次に、自宅に友人が遊びに来てくれた時のことです。以前のようにスマホを気にすることがなくなり、友人との会話に心から集中できるようになりました。目の前の友人の表情をしっかり見て、相槌を打ち、共感する。たったそれだけのことですが、友人からは「Aと話していると、すごく落ち着くね」「私の話をちゃんと聞いてくれてるのが分かる」と言われるようになったそうです。スマホがないことで、友人との間に流れる時間がゆったりと感じられ、会話も途切れずに心地よく続いたと言います。
そして、最も大きな変化は、Aさん自身の心の変化でした。スマホを「見なければ」という焦りや、「何か面白い情報があるかも」という探求心から解放され、目の前の時間や空間、そして「人」に意識を向けられるようになったことです。それは、自分自身と向き合う静かな時間でもあり、家族や友人といった身近な存在の温かさを改めて感じられる時間でもありました。
Aさんは「スマホを手放すことで、失うものがあると思っていましたが、実際は大切なもの、つまり『人と心を通わせる豊かな時間』を取り戻すことができたと感じています」と話していました。
無理なく続けるための小さなヒント
Aさんの体験談から学べるのは、デジタルデトックスは「完璧に断つ」ことだけが全てではないということです。私たち世代が無理なく、そして持続的にデジタルと良い距離を保つためには、いくつかの工夫が役立ちます。

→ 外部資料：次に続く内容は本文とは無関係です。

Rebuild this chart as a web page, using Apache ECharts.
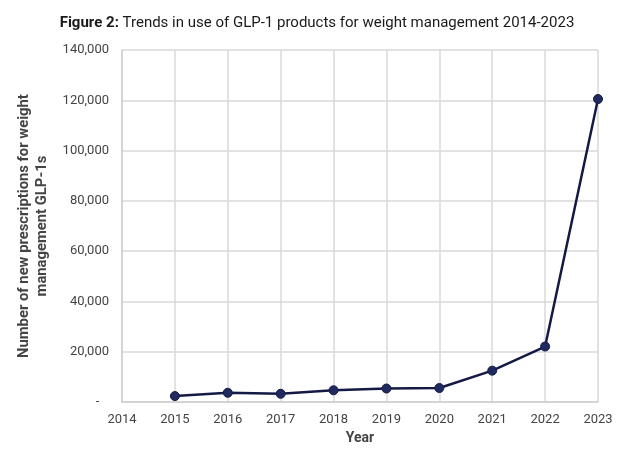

- 「場所」や「時間」で区切る: いきなり全てをやめるのではなく、「リビングでは」「食事中だけ」「夜〇時以降は」など、特定の場所や時間帯を決めてスマホから距離を置くことから始めてみましょう。
- 「代替行動」を見つける: スマホを見ていた時間で何をするか、事前に考えておくと良いでしょう。読書、書き物、軽いストレッチ、家族や友人との会話、趣味の時間など、スマホを使わない楽しい時間で埋めることが継続の鍵となります。
- 「見える化」する: リビングにスマホの「定位置」を作らない工夫をするのも効果的です。充電器をリビング以外の場所に置いたり、一時的に別の部屋に置くルールを作ったりするのも良いでしょう。物理的な距離を作ることで、無意識に手に取るのを防ぐことができます。
- 「小さな成功」を意識する: 「今日は食事中、スマホを見なかった」「夜の〇時以降、リビングでスマホを使わずに済んだ」など、小さな成功を意識して自分を褒めてあげましょう。継続できなかった日があっても、自分を責めずに「また明日から頑張ろう」と切り替えることが大切です。
- 「周りに伝える」: 家族や親しい友人に「リビングではスマホを控えたいんだ」と伝えて協力をお願いするのも良い方法です。一緒に取り組んだり、応援してもらったりすることで、モチベーションを維持しやすくなります。
結び
デジタルとの付き合い方を見直すことは、決して孤立することではありません。むしろ、デジタルから少し距離を置くことで、目の前にいる大切な人との繋がりをより深く、心豊かに感じられるようになります。
リビングという身近な場所から、少しずつスマホとの距離を見直すこと。それは、あなたの時間を取り戻し、家族や友人との関係をさらに温かく、心満たされるものに変えていく、無理のない、そして価値ある一歩となるはずです。
完璧を目指す必要はありません。あなたにとって心地よいペースで、デジタルとの新しい関係を築いていくことを応援しております。